We may be sure that Paul is deliberate in saying this, that he is not simply using flowery language to dress up an everyday note of recommendation. We may be sure of it because slavery is a primary image in Paul’s understanding of the nature of Christ. In the second chapter of the Letter to the Philippians Paul famously writes: “Have this mind among yourselves, which is yours in Christ Jesus, who, though he was in the form of God, did not count equality with God a thing to be grasped, but emptied himself, by taking the form of a servant, being born in the likeness of men. And being found in human form, he humbled himself by becoming obedient to the point of death, even death on a cross.” The saving life of Jesus comes from the deliberate decision to be a servant, a doulos, which in Greek means both servant and slave. Christ’s self-identification as the lowest among us means that the lowest among us can count Jesus as brother, as equal. His obedience to death is the key to life.
And so for us. Our family, who we have been, does not have to define who we can be. Our possessions do not need to define us, whether they are things or ideas. Our possessions can become occasions for unexpectedly life-giving relationships if we allow them to transform us and themselves be transformed into God-filled vessels of love, leading to relationships we never might have thought possible.
A memory which used to trap us can become a springboard to wider and deeper and more compassionate engagements with the world and with the people we meet in it. A possession which used to define us can lead to something that enters into the center of our life’s being, into our very heart. Which then can grow and be shared in relationships that build a new family, this one as brothers and sisters, parents and children in the love of God, which is ever reaching out to rebuild the broken world God so earnestly wills to be whole, to be vibrantly alive.
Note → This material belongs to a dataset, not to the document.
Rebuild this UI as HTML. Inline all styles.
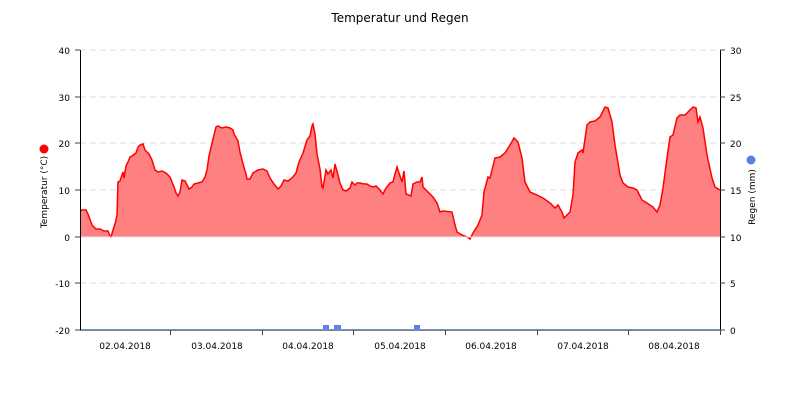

This is the choice we make when we decide to become disciples of the one who chose to be the servant, the slave of us all. We choose to be like him: in service to each other, and with the Spirit who knits the world back together again. We have been what we were and we have had what we have had. New life comes, not from holding on, but from taking our past, whatever it may have been, and offering it to the One who can make it whole, offering it to the One who can take what we were and what we had and make of its unlikeliness a Kingdom, God’s Kingdom: the blessing of the everlasting Shalom. In the words of God which Moses speaks to Israel and which we have heard this morning: “I have set before you life and death, blessings and curses. Choose life.”